Tra la fine di luglio e l’inizio di agosto si celebra il Giubileo dei giovani. Perché non sia solo un grande evento, senza un prima e un dopo, forse occorrerebbe chiedersi se abbiamo creato le condizioni per un futuro di speranza per i giovani. A guardarsi intorno in questi mesi e in questi anni sembra esserci in atto una sorta di involuzione.
Milioni di giovani in molte parti del mondo si vedono rubare il futuro a causa di guerre, violazioni dei diritti umani, genocidi mascherati, disuguaglianze sempre più discriminanti. Sono loro a chiederci ragione della speranza che gli viene negata.
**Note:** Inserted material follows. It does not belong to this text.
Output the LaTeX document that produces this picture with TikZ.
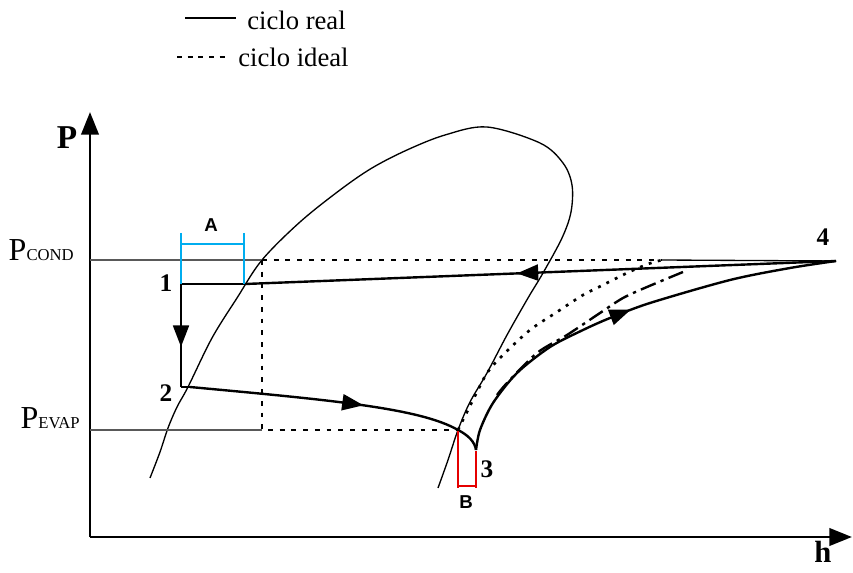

Scriveva papa Francesco nell’enciclica Fratelli tutti: «In questo mondo che corre senza una rotta comune, si respira un’atmosfera in cui “la distanza fra l’ossessione per il proprio benessere e la felicità dell’umanità condivisa sembra allargarsi: sino a far pensare che fra il singolo e la comunità umana sia ormai in corso un vero e proprio scisma. […] Perché una cosa è sentirsi costretti a vivere insieme, altra cosa è apprezzare la ricchezza e la bellezza dei semi di vita comune che devono essere cercati e coltivati insieme”». (n.31)
Il futuro si costruisce insieme e la speranza di futuro ha radici in un presente condiviso. I giovani rifugiati che bussano alle porte del “nostro” Occidente non sono ladri di futuro, ma cercano di inseguire i propri sogni e la speranza in un futuro migliore.